== OBJECTIVE ==
Consider the records below. How many of their lines include the word "that"? State the number and nothing else.

** START SOURCE RECORDS **

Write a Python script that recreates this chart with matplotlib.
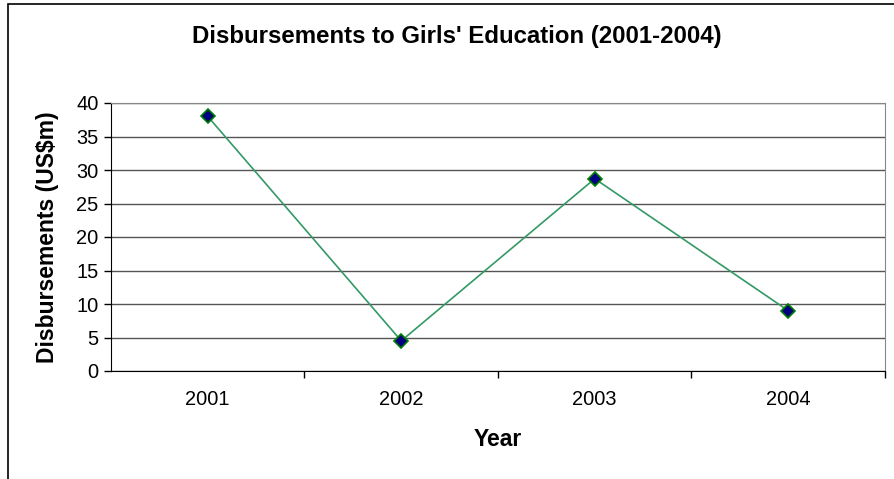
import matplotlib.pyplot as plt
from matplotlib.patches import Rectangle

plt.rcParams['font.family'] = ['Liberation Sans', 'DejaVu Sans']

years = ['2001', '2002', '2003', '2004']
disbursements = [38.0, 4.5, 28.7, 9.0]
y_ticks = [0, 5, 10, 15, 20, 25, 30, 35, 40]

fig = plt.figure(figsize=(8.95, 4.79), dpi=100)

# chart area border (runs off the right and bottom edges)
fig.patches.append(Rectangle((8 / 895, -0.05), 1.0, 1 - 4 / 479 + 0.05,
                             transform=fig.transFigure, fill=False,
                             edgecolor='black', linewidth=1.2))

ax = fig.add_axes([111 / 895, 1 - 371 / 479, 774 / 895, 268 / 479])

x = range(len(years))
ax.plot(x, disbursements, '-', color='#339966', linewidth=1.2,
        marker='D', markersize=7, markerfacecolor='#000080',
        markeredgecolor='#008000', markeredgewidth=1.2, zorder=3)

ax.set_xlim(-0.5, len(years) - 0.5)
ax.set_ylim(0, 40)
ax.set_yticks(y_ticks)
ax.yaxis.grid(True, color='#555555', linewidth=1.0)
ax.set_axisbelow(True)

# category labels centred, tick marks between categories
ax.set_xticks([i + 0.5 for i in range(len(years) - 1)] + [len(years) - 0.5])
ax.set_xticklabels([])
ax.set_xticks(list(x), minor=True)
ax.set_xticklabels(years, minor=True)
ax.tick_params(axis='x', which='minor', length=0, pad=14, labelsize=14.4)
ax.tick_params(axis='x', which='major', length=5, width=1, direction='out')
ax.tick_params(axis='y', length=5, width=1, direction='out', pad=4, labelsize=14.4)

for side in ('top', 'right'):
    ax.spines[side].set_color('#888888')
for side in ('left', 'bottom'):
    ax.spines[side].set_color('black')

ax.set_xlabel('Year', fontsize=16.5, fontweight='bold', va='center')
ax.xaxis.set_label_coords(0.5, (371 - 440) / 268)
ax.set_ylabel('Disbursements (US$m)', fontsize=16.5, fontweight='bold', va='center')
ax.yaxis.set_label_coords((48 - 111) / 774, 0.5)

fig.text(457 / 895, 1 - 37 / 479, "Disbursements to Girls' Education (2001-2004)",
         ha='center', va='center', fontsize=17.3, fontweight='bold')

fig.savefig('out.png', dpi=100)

** END SOURCE RECORDS **
** START SOURCE RECORDS **

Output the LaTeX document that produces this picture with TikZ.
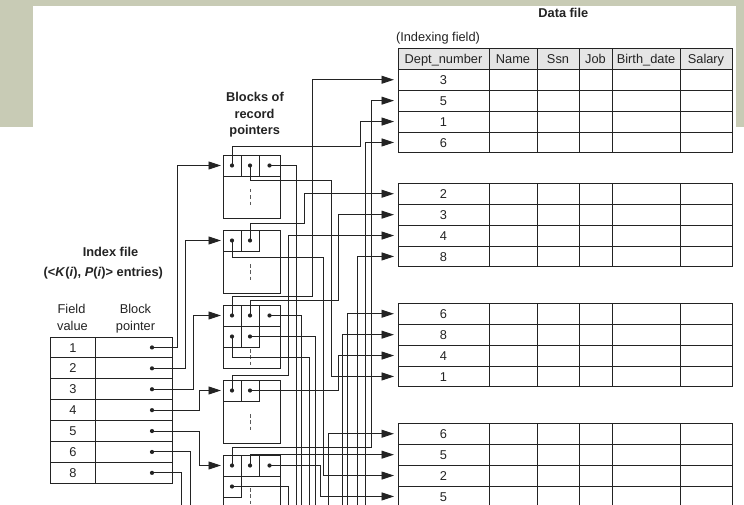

** END SOURCE RECORDS **

== FINAL RESULT ==
2